▶ [DATASET EXCERPT]
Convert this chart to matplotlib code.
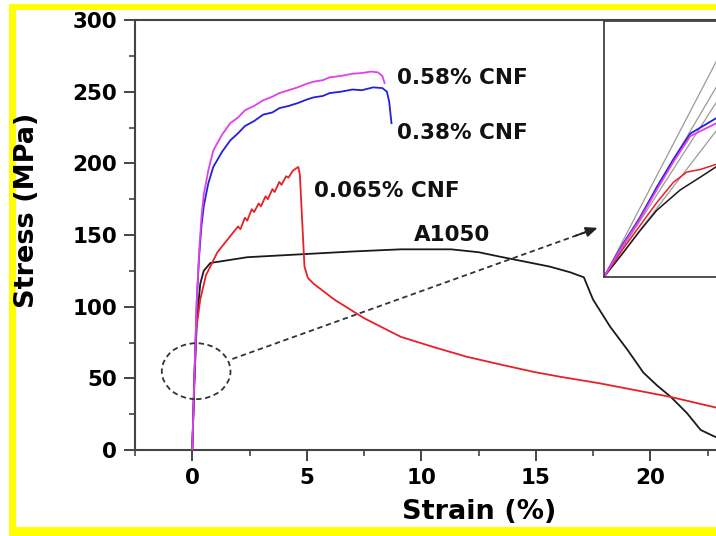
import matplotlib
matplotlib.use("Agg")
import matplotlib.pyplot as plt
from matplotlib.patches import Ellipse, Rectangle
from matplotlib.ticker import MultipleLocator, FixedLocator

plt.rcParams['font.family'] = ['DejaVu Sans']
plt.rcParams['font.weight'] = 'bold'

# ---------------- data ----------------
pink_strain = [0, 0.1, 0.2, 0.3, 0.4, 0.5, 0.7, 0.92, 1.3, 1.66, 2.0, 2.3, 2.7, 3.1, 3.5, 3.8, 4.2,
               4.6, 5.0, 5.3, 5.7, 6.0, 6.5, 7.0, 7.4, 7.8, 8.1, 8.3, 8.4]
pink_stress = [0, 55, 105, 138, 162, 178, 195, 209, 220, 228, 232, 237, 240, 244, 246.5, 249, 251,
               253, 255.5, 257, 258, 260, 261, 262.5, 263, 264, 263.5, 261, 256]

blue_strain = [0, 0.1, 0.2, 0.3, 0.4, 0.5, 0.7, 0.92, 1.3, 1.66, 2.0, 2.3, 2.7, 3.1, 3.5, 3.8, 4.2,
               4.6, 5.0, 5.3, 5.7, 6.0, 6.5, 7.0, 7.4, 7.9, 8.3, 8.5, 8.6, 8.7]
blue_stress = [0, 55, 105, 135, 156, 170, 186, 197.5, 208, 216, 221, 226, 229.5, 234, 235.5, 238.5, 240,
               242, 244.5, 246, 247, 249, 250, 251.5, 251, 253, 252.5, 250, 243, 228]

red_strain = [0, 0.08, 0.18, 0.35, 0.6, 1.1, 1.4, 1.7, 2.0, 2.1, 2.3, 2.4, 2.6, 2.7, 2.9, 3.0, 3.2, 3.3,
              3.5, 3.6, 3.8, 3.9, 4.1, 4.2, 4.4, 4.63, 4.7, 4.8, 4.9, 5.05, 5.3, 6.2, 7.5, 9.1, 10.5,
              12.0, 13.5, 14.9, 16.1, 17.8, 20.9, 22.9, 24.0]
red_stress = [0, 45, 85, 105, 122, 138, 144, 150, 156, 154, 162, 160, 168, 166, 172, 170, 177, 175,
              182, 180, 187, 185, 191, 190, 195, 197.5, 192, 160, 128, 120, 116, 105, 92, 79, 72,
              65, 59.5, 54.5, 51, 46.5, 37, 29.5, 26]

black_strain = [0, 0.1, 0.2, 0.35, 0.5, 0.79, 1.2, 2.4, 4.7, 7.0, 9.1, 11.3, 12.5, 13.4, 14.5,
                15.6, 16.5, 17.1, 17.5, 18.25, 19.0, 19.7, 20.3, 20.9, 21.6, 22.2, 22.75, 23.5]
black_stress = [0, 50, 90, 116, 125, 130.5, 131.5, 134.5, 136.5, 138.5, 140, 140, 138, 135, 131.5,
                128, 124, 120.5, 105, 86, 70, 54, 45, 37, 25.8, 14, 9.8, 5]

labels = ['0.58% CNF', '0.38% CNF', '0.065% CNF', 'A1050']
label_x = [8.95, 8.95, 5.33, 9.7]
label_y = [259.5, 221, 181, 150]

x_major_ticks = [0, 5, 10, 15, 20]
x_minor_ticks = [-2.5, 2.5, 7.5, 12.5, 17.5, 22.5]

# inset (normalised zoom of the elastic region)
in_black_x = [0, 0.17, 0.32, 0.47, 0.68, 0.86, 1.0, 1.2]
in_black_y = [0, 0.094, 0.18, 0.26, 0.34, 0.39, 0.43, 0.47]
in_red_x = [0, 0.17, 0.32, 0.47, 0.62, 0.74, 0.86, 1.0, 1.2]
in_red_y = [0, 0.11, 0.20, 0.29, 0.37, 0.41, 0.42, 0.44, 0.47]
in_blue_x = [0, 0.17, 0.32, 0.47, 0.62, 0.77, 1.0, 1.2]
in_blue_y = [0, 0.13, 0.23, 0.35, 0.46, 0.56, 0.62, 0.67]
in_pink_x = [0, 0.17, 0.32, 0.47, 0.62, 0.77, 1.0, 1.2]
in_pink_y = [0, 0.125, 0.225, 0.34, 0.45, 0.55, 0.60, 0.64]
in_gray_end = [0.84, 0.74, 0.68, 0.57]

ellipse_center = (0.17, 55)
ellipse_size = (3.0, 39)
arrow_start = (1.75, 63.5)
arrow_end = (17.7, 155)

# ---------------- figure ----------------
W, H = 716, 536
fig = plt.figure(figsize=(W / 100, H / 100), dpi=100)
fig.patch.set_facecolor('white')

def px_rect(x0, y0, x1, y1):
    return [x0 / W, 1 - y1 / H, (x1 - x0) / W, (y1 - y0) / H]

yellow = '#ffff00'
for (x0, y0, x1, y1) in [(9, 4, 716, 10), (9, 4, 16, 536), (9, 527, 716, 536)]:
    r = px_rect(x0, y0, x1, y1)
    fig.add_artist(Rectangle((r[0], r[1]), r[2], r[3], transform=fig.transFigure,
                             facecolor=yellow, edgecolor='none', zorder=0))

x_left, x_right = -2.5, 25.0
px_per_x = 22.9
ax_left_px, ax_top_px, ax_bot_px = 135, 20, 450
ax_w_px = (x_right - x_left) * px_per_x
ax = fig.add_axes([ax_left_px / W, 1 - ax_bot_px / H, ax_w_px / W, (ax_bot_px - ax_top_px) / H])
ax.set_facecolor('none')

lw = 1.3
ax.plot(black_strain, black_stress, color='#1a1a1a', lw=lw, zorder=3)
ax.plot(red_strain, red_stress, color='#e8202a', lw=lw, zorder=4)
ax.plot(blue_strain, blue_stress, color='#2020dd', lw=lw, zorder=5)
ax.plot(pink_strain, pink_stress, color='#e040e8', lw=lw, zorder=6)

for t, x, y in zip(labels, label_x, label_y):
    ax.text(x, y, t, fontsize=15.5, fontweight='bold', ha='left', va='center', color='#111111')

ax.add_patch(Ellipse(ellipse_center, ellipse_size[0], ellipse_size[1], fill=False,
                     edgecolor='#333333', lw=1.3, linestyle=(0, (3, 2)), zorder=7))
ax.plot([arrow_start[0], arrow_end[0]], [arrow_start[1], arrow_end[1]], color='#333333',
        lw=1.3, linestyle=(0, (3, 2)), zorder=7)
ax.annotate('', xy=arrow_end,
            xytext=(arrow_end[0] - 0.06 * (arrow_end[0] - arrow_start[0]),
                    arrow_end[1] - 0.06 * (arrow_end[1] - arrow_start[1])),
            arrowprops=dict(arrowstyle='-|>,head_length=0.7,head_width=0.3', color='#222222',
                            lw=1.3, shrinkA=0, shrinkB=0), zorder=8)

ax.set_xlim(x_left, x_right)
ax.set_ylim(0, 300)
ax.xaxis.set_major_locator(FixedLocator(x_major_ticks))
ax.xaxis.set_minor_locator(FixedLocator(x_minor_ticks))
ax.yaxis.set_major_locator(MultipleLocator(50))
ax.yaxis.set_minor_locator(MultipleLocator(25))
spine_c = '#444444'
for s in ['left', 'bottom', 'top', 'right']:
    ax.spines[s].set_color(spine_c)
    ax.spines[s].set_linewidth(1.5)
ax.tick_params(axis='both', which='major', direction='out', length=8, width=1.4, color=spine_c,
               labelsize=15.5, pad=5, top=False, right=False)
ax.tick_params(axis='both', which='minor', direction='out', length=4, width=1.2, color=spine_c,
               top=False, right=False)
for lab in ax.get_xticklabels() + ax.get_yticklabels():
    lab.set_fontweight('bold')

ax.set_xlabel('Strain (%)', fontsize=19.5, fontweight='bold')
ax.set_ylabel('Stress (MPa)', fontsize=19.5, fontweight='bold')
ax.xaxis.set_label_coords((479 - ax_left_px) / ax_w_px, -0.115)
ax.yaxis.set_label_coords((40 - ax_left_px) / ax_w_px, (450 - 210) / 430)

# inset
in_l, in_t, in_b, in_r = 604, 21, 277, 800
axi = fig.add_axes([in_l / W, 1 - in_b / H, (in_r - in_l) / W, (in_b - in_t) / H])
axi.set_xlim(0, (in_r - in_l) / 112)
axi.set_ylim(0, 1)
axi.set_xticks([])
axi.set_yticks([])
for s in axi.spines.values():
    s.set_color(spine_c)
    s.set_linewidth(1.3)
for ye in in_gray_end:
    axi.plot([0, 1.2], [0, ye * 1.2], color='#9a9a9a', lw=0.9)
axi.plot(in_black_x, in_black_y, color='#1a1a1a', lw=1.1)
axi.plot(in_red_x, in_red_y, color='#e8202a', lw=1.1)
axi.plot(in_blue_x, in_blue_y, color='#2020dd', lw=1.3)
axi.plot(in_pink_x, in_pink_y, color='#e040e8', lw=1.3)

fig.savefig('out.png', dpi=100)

▶ [SET EXERCISE]
Everything from the first line of the listing above through the line that contains "plt.rcParams['font.weight'] = 'bold'" is to be restated word for word, minus the pictures.

▶ [ANSWER TO THE EXERCISE]
Convert this chart to matplotlib code.
import matplotlib
matplotlib.use("Agg")
import matplotlib.pyplot as plt
from matplotlib.patches import Ellipse, Rectangle
from matplotlib.ticker import MultipleLocator, FixedLocator

plt.rcParams['font.family'] = ['DejaVu Sans']
plt.rcParams['font.weight'] = 'bold'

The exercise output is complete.